◆ **Supplied entries**:

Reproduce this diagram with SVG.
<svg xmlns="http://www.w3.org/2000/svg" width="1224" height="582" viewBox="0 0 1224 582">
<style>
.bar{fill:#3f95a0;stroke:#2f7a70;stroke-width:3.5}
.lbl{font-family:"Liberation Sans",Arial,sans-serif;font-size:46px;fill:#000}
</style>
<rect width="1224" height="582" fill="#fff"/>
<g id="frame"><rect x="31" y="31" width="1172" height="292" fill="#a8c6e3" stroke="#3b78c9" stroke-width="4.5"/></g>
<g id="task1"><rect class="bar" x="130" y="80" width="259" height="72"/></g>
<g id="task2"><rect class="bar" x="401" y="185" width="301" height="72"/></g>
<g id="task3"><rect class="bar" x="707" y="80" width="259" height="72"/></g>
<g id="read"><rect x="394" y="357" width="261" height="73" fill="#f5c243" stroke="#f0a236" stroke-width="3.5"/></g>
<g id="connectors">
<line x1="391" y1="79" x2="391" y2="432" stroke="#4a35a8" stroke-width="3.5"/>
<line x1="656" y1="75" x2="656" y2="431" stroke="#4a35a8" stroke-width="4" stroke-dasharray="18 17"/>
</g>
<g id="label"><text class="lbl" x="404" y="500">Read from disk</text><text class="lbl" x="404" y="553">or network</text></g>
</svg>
==
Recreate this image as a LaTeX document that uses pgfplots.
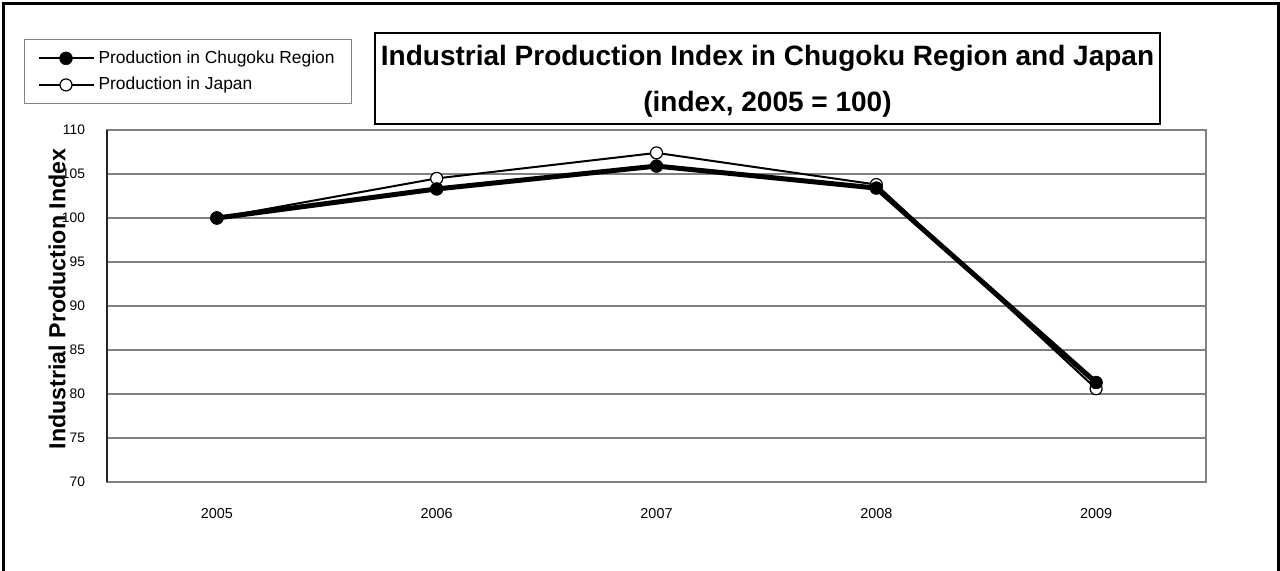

◆ **Exercise description**: Say how many lines contain the string "this", giving nothing but the count.

◆ **Final result**: 2